* begin *

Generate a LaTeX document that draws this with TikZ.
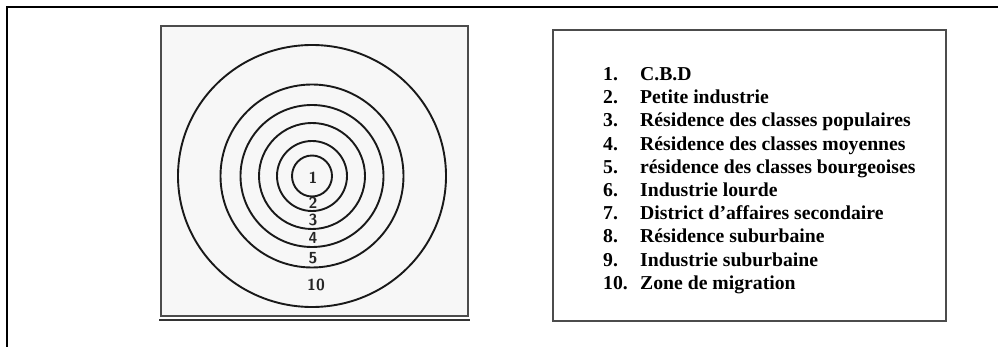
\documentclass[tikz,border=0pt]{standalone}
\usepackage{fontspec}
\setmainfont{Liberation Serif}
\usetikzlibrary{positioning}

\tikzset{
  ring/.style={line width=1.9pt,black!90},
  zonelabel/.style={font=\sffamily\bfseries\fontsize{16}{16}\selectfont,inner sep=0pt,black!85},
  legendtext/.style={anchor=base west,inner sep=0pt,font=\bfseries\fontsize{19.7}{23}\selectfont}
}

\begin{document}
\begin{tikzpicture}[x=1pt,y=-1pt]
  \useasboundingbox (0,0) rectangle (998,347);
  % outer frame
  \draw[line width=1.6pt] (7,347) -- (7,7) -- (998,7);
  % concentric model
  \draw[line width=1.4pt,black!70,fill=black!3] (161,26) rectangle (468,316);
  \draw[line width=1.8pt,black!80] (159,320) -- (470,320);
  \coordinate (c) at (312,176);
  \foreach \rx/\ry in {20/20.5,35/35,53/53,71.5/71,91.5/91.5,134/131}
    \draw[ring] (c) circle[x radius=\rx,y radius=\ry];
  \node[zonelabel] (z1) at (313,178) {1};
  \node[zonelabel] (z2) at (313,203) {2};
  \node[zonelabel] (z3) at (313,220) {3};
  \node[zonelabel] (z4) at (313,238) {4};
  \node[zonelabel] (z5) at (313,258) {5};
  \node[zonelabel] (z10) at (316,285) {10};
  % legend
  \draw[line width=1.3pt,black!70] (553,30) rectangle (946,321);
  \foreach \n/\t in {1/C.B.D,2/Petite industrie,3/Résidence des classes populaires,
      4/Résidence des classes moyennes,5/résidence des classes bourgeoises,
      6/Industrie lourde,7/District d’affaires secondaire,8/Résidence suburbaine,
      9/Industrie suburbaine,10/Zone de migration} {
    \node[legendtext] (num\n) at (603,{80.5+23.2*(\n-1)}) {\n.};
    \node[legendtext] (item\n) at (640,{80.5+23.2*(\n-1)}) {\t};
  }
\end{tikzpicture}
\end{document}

* end *

§ **What you have to do**:
Write out each line again precisely as it appears, skipping every picture.

§ **Task response**:
Generate a LaTeX document that draws this with TikZ.
\documentclass[tikz,border=0pt]{standalone}
\usepackage{fontspec}
\setmainfont{Liberation Serif}
\usetikzlibrary{positioning}

\tikzset{
  ring/.style={line width=1.9pt,black!90},
  zonelabel/.style={font=\sffamily\bfseries\fontsize{16}{16}\selectfont,inner sep=0pt,black!85},
  legendtext/.style={anchor=base west,inner sep=0pt,font=\bfseries\fontsize{19.7}{23}\selectfont}
}

\begin{document}
\begin{tikzpicture}[x=1pt,y=-1pt]
  \useasboundingbox (0,0) rectangle (998,347);
  % outer frame
  \draw[line width=1.6pt] (7,347) -- (7,7) -- (998,7);
  % concentric model
  \draw[line width=1.4pt,black!70,fill=black!3] (161,26) rectangle (468,316);
  \draw[line width=1.8pt,black!80] (159,320) -- (470,320);
  \coordinate (c) at (312,176);
  \foreach \rx/\ry in {20/20.5,35/35,53/53,71.5/71,91.5/91.5,134/131}
    \draw[ring] (c) circle[x radius=\rx,y radius=\ry];
  \node[zonelabel] (z1) at (313,178) {1};
  \node[zonelabel] (z2) at (313,203) {2};
  \node[zonelabel] (z3) at (313,220) {3};
  \node[zonelabel] (z4) at (313,238) {4};
  \node[zonelabel] (z5) at (313,258) {5};
  \node[zonelabel] (z10) at (316,285) {10};
  % legend
  \draw[line width=1.3pt,black!70] (553,30) rectangle (946,321);
  \foreach \n/\t in {1/C.B.D,2/Petite industrie,3/Résidence des classes populaires,
      4/Résidence des classes moyennes,5/résidence des classes bourgeoises,
      6/Industrie lourde,7/District d’affaires secondaire,8/Résidence suburbaine,
      9/Industrie suburbaine,10/Zone de migration} {
    \node[legendtext] (num\n) at (603,{80.5+23.2*(\n-1)}) {\n.};
    \node[legendtext] (item\n) at (640,{80.5+23.2*(\n-1)}) {\t};
  }
\end{tikzpicture}
\end{document}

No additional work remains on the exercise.